Reading Dawkins’ “The Greatest Show on Earth” yesterday, I was reminded of this letter from Darwin to Wallace:
I crossed the Painted Lady and Purple sweetpeas, which are very differently coloured varieties, and got, even out of the same pod, both varieties perfect but not intermediate. Something of this kind I should think must occur at least with your butterflies & the three forms of Lythrum; tho’ those cases are in appearance so wonderful. I do not know that they are really more so than every female in the world producing distinct male and female offspring…
Maybe if they’d pursued this topic a bit more, Darwin and Wallace could have rejected the blending theory of inheritance that was prevalent at the time and duplicated Mendel’s discovery of particulate inheritance. But to what did “your butterflies” refer?
I’m pretty sure I found the answer today. In the Sumatra chapter of Wallace’s “Malay Archipelago” he discusses polymorphism in the buttefly, Papilio memnon. The females of this species occur in two very different forms, one of which mimics another species that birds don’t eat. Wallace notes that females of either form produce offspring of both forms, with no intermediates.

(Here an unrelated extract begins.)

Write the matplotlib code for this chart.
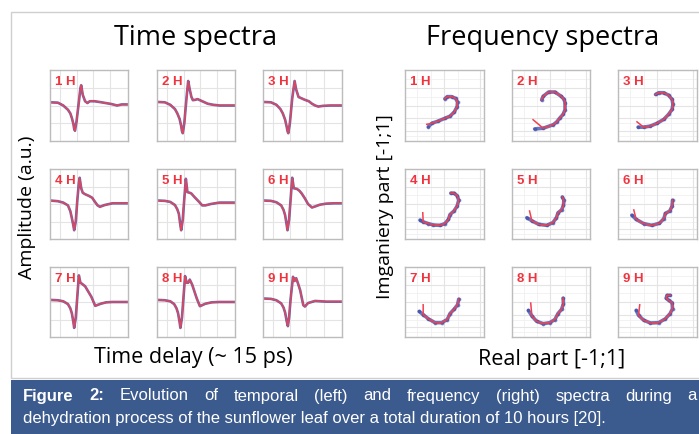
import numpy as np
import matplotlib
matplotlib.use('Agg')
import matplotlib.pyplot as plt
from matplotlib.patches import Rectangle

W, H = 699, 434

# ---- time spectra (normalised time 0..1, amplitude a.u.) ----
time_labels = ['1 H', '2 H', '3 H', '4 H', '5 H', '6 H', '7 H', '8 H', '9 H']
time_t = [
    [0, 0.10, 0.17, 0.23, 0.26, 0.28, 0.30, 0.31, 0.32, 0.34, 0.37, 0.39, 0.40, 0.42, 0.45, 0.48, 0.51, 0.57, 0.66, 0.79, 0.86, 0.92, 1.0],
    [0, 0.10, 0.17, 0.23, 0.26, 0.29, 0.31, 0.32, 0.33, 0.35, 0.38, 0.40, 0.42, 0.44, 0.46, 0.49, 0.52, 0.58, 0.65, 0.72, 0.80, 0.90, 1.0],
    [0, 0.10, 0.17, 0.22, 0.25, 0.28, 0.30, 0.31, 0.32, 0.34, 0.37, 0.40, 0.42, 0.45, 0.49, 0.53, 0.58, 0.62, 0.66, 0.70, 0.76, 0.85, 1.0],
    [0, 0.10, 0.17, 0.23, 0.26, 0.28, 0.30, 0.31, 0.33, 0.35, 0.37, 0.38, 0.40, 0.42, 0.45, 0.50, 0.54, 0.58, 0.61, 0.64, 0.70, 0.80, 0.90, 1.0],
    [0, 0.10, 0.17, 0.23, 0.26, 0.28, 0.30, 0.31, 0.33, 0.35, 0.37, 0.39, 0.42, 0.44, 0.48, 0.54, 0.58, 0.62, 0.69, 0.80, 0.90, 1.0],
    [0, 0.10, 0.17, 0.23, 0.26, 0.28, 0.30, 0.31, 0.33, 0.35, 0.37, 0.39, 0.43, 0.46, 0.49, 0.53, 0.57, 0.62, 0.66, 0.72, 0.80, 0.90, 1.0],
    [0, 0.10, 0.17, 0.23, 0.26, 0.28, 0.30, 0.31, 0.33, 0.35, 0.37, 0.39, 0.41, 0.45, 0.49, 0.53, 0.58, 0.65, 0.72, 0.80, 0.90, 1.0],
    [0, 0.10, 0.17, 0.22, 0.25, 0.27, 0.29, 0.30, 0.32, 0.34, 0.36, 0.38, 0.40, 0.42, 0.45, 0.48, 0.51, 0.55, 0.62, 0.70, 0.80, 0.90, 1.0],
    [0, 0.10, 0.17, 0.23, 0.26, 0.28, 0.30, 0.315, 0.33, 0.35, 0.38, 0.40, 0.42, 0.44, 0.47, 0.51, 0.53, 0.57, 0.66, 0.80, 0.90, 1.0],
]
time_amp = [
    [0.09, 0.08, 0.00, -0.12, -0.22, -0.35, -0.52, -0.66, -0.71, -0.45, 0.10, 0.49, 0.57, 0.30, 0.12, 0.07, 0.12, 0.12, 0.09, 0.04, 0.00, 0.03, 0.03],
    [0.10, 0.09, 0.02, -0.10, -0.22, -0.38, -0.58, -0.72, -0.78, -0.50, 0.25, 0.69, 0.45, 0.25, 0.15, 0.16, 0.18, 0.12, 0.05, 0.02, 0.00, 0.00, 0.00],
    [0.10, 0.09, 0.02, -0.10, -0.22, -0.40, -0.60, -0.72, -0.78, -0.50, 0.20, 0.69, 0.45, 0.24, 0.20, 0.16, 0.12, 0.05, 0.00, -0.03, -0.01, 0.00, 0.00],
    [0.10, 0.08, 0.04, -0.04, -0.20, -0.40, -0.62, -0.75, -0.50, 0.10, 0.60, 0.75, 0.45, 0.32, 0.28, 0.23, 0.18, 0.05, -0.04, -0.08, -0.03, 0.02, 0.02, 0.02],
    [0.10, 0.09, 0.06, -0.03, -0.15, -0.28, -0.61, -0.75, -0.45, 0.15, 0.72, 0.34, 0.32, 0.30, 0.20, 0.06, -0.04, -0.04, 0.00, 0.04, 0.04, 0.04],
    [0.10, 0.09, 0.05, -0.04, -0.17, -0.32, -0.60, -0.75, -0.45, 0.15, 0.75, 0.45, 0.43, 0.38, 0.30, 0.16, 0.00, -0.10, -0.07, -0.02, 0.01, 0.02, 0.02],
    [0.06, 0.05, 0.02, -0.06, -0.18, -0.32, -0.58, -0.74, -0.45, 0.15, 0.76, 0.55, 0.52, 0.45, 0.30, 0.15, -0.11, -0.05, -0.01, 0.00, 0.00, 0.00],
    [0.06, 0.05, 0.02, -0.06, -0.18, -0.32, -0.58, -0.74, -0.45, 0.15, 0.74, 0.55, 0.55, 0.64, 0.50, 0.30, 0.10, -0.12, -0.05, -0.01, 0.00, 0.00, 0.00],
    [0.10, 0.09, 0.05, -0.04, -0.16, -0.30, -0.55, -0.69, -0.45, 0.10, 0.72, 0.60, 0.68, 0.55, 0.34, -0.09, -0.13, -0.03, 0.03, 0.01, 0.01, 0.01],
]

# ---- frequency spectra (real / imaginary, [-1;1]) ----
freq_re = [
    [-0.32, -0.16, 0.01, 0.14, 0.25, 0.32, 0.33, 0.28, 0.18, 0.07, 0.01],
    [-0.20, 0.06, 0.15, 0.22, 0.31, 0.36, 0.36, 0.33, 0.26, 0.10, -0.06, -0.20, -0.24],
    [-0.35, -0.18, -0.01, 0.16, 0.28, 0.37, 0.39, 0.37, 0.28, 0.16, 0.03, -0.05],
    [-0.54, -0.41, -0.28, -0.11, 0.01, 0.10, 0.14, 0.24, 0.32, 0.36, 0.32, 0.24, 0.16],
    [-0.49, -0.32, -0.11, 0.05, 0.14, 0.18, 0.27, 0.32, 0.33, 0.29],
    [-0.54, -0.35, -0.14, 0.05, 0.16, 0.20, 0.31, 0.37, 0.38],
    [-0.54, -0.41, -0.24, -0.07, 0.07, 0.14, 0.24, 0.33, 0.36],
    [-0.49, -0.37, -0.20, -0.03, 0.10, 0.18, 0.27, 0.32, 0.31],
    [-0.48, -0.35, -0.18, 0.03, 0.20, 0.32, 0.38, 0.37, 0.28, 0.22, 0.24, 0.32],
]
freq_im = [
    [-0.50, -0.44, -0.36, -0.30, -0.18, -0.03, 0.10, 0.20, 0.25, 0.25, 0.19],
    [-0.64, -0.54, -0.46, -0.36, -0.25, -0.12, 0.08, 0.18, 0.26, 0.38, 0.38, 0.26, 0.16],
    [-0.61, -0.58, -0.50, -0.39, -0.25, -0.11, 0.03, 0.17, 0.29, 0.36, 0.36, 0.31],
    [-0.51, -0.56, -0.60, -0.61, -0.56, -0.44, -0.30, -0.20, -0.06, 0.11, 0.24, 0.31, 0.31],
    [-0.48, -0.58, -0.61, -0.53, -0.39, -0.25, -0.17, -0.04, 0.11, 0.20],
    [-0.44, -0.56, -0.61, -0.55, -0.42, -0.27, -0.20, -0.06, 0.11],
    [-0.36, -0.48, -0.59, -0.59, -0.50, -0.33, -0.21, -0.08, 0.08],
    [-0.40, -0.55, -0.62, -0.59, -0.50, -0.33, -0.21, -0.05, 0.11],
    [-0.38, -0.52, -0.60, -0.59, -0.48, -0.33, -0.19, -0.02, 0.05, 0.11, 0.19, 0.19],
]
# low-frequency start of measured (blue) and model (red) curves
blue_start = [(-0.41, -0.60), (-0.42, -0.66), (-0.49, -0.61), (-0.62, -0.46), (-0.62, -0.39),
              (-0.65, -0.32), (-0.64, -0.27), (-0.58, -0.24), (-0.54, -0.24)]
red_start = [(-0.45, -0.53), (-0.46, -0.40), (-0.52, -0.46), (-0.55, -0.25), (-0.55, -0.20),
             (-0.60, -0.17), (-0.54, -0.08), (-0.52, -0.03), (-0.45, -0.08)]

BLUE = '#3a48a6'
RED = '#f2404f'
LABEL_RED = '#f0343f'
GRID = '#e4e4e4'
EDGE = '#bcbcbc'

title_font = 'Open Sans'
cap_font = 'Liberation Sans'

fig = plt.figure(figsize=(W / 100, H / 100), dpi=100)
fig.patch.set_facecolor('white')


def px_axes(x0, y0, x1, y1):
    return fig.add_axes([x0 / W, 1 - y1 / H, (x1 - x0) / W, (y1 - y0) / H])


def style_panel(ax, xt, yt, minor_x=(), minor_y=()):
    ax.set_xticks(xt)
    ax.set_yticks(yt)
    ax.tick_params(length=0, labelbottom=False, labelleft=False)
    ax.grid(True, color=GRID, lw=0.8)
    for v in minor_x:
        ax.axvline(v, color='#f0f0f0', lw=0.6, zorder=0)
    for v in minor_y:
        ax.axhline(v, color='#f0f0f0', lw=0.6, zorder=0)
    for s in ax.spines.values():
        s.set_color(EDGE)
        s.set_linewidth(1.0)


# outer frame and caption band
fig.patches.append(Rectangle((11 / W, 1 - 378 / H), (720 - 11) / W, (378 - 12) / H,
                             transform=fig.transFigure, fill=False, ec='#cfcfcf', lw=1.0))
fig.patches.append(Rectangle((11 / W, 0), (W - 11) / W, (434 - 380) / H,
                             transform=fig.transFigure, fc='#3b5a8d', ec='none'))

time_cols = [(50, 128), (157, 235), (263, 342)]
freq_cols = [(405, 484), (512, 590), (618, 697)]
rows = [(70, 141), (169, 239), (267, 337)]

for i in range(9):
    r, c = divmod(i, 3)
    # time panel
    ax = px_axes(time_cols[c][0], rows[r][0], time_cols[c][1], rows[r][1])
    ax.plot(time_t[i], time_amp[i], color=BLUE, lw=1.9, alpha=0.8, solid_joinstyle='round')
    ax.plot(time_t[i], time_amp[i], color=RED, lw=1.1, alpha=0.9, solid_joinstyle='round')
    ax.set_xlim(0, 1)
    ax.set_ylim(-1, 1)
    style_panel(ax, [0.13, 0.34, 0.55, 0.77], [-0.5, 0.0, 0.5])
    ax.text(0.065, 0.83, time_labels[i], transform=ax.transAxes, color=LABEL_RED,
            fontsize=9.5, fontweight='bold', family='Liberation Sans', va='center', ha='left')

    # frequency panel
    ax = px_axes(freq_cols[c][0], rows[r][0], freq_cols[c][1], rows[r][1])
    bx = [blue_start[i][0]] + freq_re[i]
    by = [blue_start[i][1]] + freq_im[i]
    rx = [red_start[i][0]] + freq_re[i]
    ry = [red_start[i][1]] + freq_im[i]
    ax.plot(bx, by, color=BLUE, lw=2.6, alpha=0.75, solid_joinstyle='round', solid_capstyle='round')
    ax.plot(bx, by, 'o', color=BLUE, ms=1.8, alpha=0.5)
    ax.plot(rx, ry, color=RED, lw=1.1, solid_joinstyle='round')
    ax.set_xlim(-1, 1)
    ax.set_ylim(-1, 1)
    style_panel(ax, [-0.02, 0.9], [-0.72, -0.36, 0.0, 0.5],
                minor_x=[-0.7, -0.35, 0.35], minor_y=[-0.85, -0.5, 0.25, 0.75])
    ax.text(0.065, 0.83, time_labels[i], transform=ax.transAxes, color=LABEL_RED,
            fontsize=9.5, fontweight='bold', family='Liberation Sans', va='center', ha='left')

# titles and axis labels
fig.text(196 / W, 1 - 38 / H, 'Time spectra', ha='center', va='center', fontsize=19.5, family=title_font)
fig.text(543 / W, 1 - 38 / H, 'Frequency spectra', ha='center', va='center', fontsize=19.5, family=title_font)
fig.text(27 / W, 1 - 207 / H, 'Amplitude (a.u.)', rotation=90, ha='center', va='center',
         fontsize=14, family=title_font)
fig.text(385 / W, 1 - 207 / H, 'Imganiery part [-1;1]', rotation=90, ha='center', va='center',
         fontsize=14, family=title_font)
fig.text(193 / W, 1 - 358 / H, 'Time delay (~ 15 ps)', ha='center', va='center', fontsize=15.5,
         family=title_font)
fig.text(552 / W, 1 - 359 / H, 'Real part [-1;1]', ha='center', va='center', fontsize=15.5,
         family=title_font)

# caption, first line justified across the band
cap_size = 12
x0, x1 = 23, 697
line1 = [('Figure', 'bold'), ('2:', 'bold'), ('Evolution', 'normal'), ('of', 'normal'),
         ('temporal', 'normal'), ('(left)', 'normal'), ('and', 'normal'), ('frequency', 'normal'),
         ('(right)', 'normal'), ('spectra', 'normal'), ('during', 'normal'), ('a', 'normal')]
texts = [fig.text(0, 1 - 396 / H, w, color='white', fontsize=cap_size, fontweight=wt,
                  family=cap_font, va='center', ha='left') for w, wt in line1]
fig.canvas.draw()
rend = fig.canvas.get_renderer()
widths = [t.get_window_extent(rend).width for t in texts]
gap = (x1 - x0 - sum(widths)) / (len(texts) - 1)
x = x0
for t, wd in zip(texts, widths):
    t.set_x(x / W)
    x += wd + gap
fig.text(x0 / W, 1 - 418 / H,
         'dehydration process of the sunflower leaf over a total duration of 10 hours [20].',
         color='white', fontsize=cap_size, family=cap_font, va='center', ha='left')

fig.savefig('out.png', dpi=100)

I wondered whether anyone has worked out the genetic basis of this polymorphism. “Identification of doublesex alleles associated with the female-limited Batesian mimicry polymorphism in Papilio memnon” found ” two allelic sequences of the doublesex gene that corresponded exactly with the mimetic and non-mimetic female phenotypes.” The image below. showing male and two female versions, comes from their paper. No mention of Darwin’s landmark letter to Wallace, though.